Fumava due pacchetti di sigarette al giorno, si è ammalato di carcinoma al polmone e, contratta la malattia, ha cercato senza riuscirci di smettere. Ha fatto causa alla multinazionale del tabacco e ai Monopoli dello Stato sostenendo che alla base del suo fallimento ci fossero sostanze inserite nella sigaretta per indurre dipendenza fisica e psichica. L'ha persa, è morto prima che il procedimento si concludesse e ora i familiari si ritrovano con una condanna a dover pagare le spese legali di 20mila euro.
Punito dalla malattia e dalla giustizia - Il danno e la beffa per i parenti dello sfortunato tabagista, "punito" anche dopo la morte dalla sentenza della terza sezione civile della Cassazione. Accanto ai familiari dell'ormai defunto fumatore si schiera però adesso il Codacons, che li invita a rivolgersi, in un estremo tentativo, alla Corte europea. La Suprema Corte di Roma ha infatti addirittura aggravato le decisioni dei giudici di primo e secondo grado che avevano bocciato la richiesta ritenendo il vizio del fumo "un atto di volizione libero, consapevole e autonomo di un soggetto dotato di capacità di agire". Dopo il calvario del lungo e doloroso procedimento legale, dai magistrati della Cassazione è infatti arrivata la condanna alla vedova e ai figli del fumatore, uno dei quali minorenne, a rimborsare il conto delle spese legali.
Nel 2002 il primo ricorso alla giustizia - La storia aveva avuto inizio nel 2002, quando l'uomo cominciò davanti al tribunale di Roma la sua battaglia legale accusando il produttore delle sigarette di aver "subdolamente studiato e inserito nel prodotto sostanze in grado di generare uno stato di bisogno imperioso con dipendenza psichica e fisica" e sostenendo che non aveva informato adeguatamente i consumatori.
Il fumatore, a cui il carcinoma ai polmoni fu diagnosticato nel 2000, aveva chiamato in causa anche il ministero della Salute per non aver obbligato l'azienda a offrire un prodotto privo delle sostanze che provocano assuefazione. Ma i giudici gli avevano dato torto. La Corte d'appello di Roma aveva sottolineato che la dannosità del fumo è "dato di comune esperienza" e che fin dagli anni Settanta si sa che il fumo provoca il cancro. Inoltre aveva negato che la nicotina annulli la capacità di autodeterminazione del soggetto, costringendolo a fumare senza possibilità di smettere. La Cassazione ha confermato tutto, giudicando il ricorso inammissibile.
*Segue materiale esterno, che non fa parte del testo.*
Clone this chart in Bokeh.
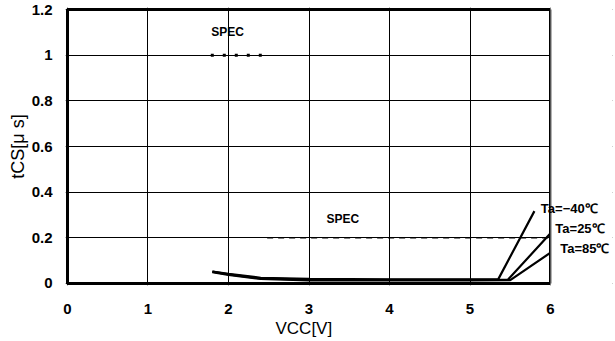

L'intervento del Codacons - E adesso, contro la "sentenza abnorme e sbagliata" è intervenuta l'associazione dei consumatori Codacons, secondo cui quel verdetto "viola i principi base di diritto alla vita e alla salute e rappresenta un regalo alla lobby del tabacco. La libertà di cui parlano i giudici non esiste, mentre esiste una fortissima dipendenza causata dalla nicotina e che rende i fumatori schiavi".
Inoltre la decisione, aggiungono al Codacons, è "in netta controtendenza rispetto alla giurisprudenza di altri Paesi". Ecco allora la possibilità che rimane: un ricorso alla Corte europea dei diritti dell'uomo per tentare l'ultima carta e per avere, forse, una giustizia diversa.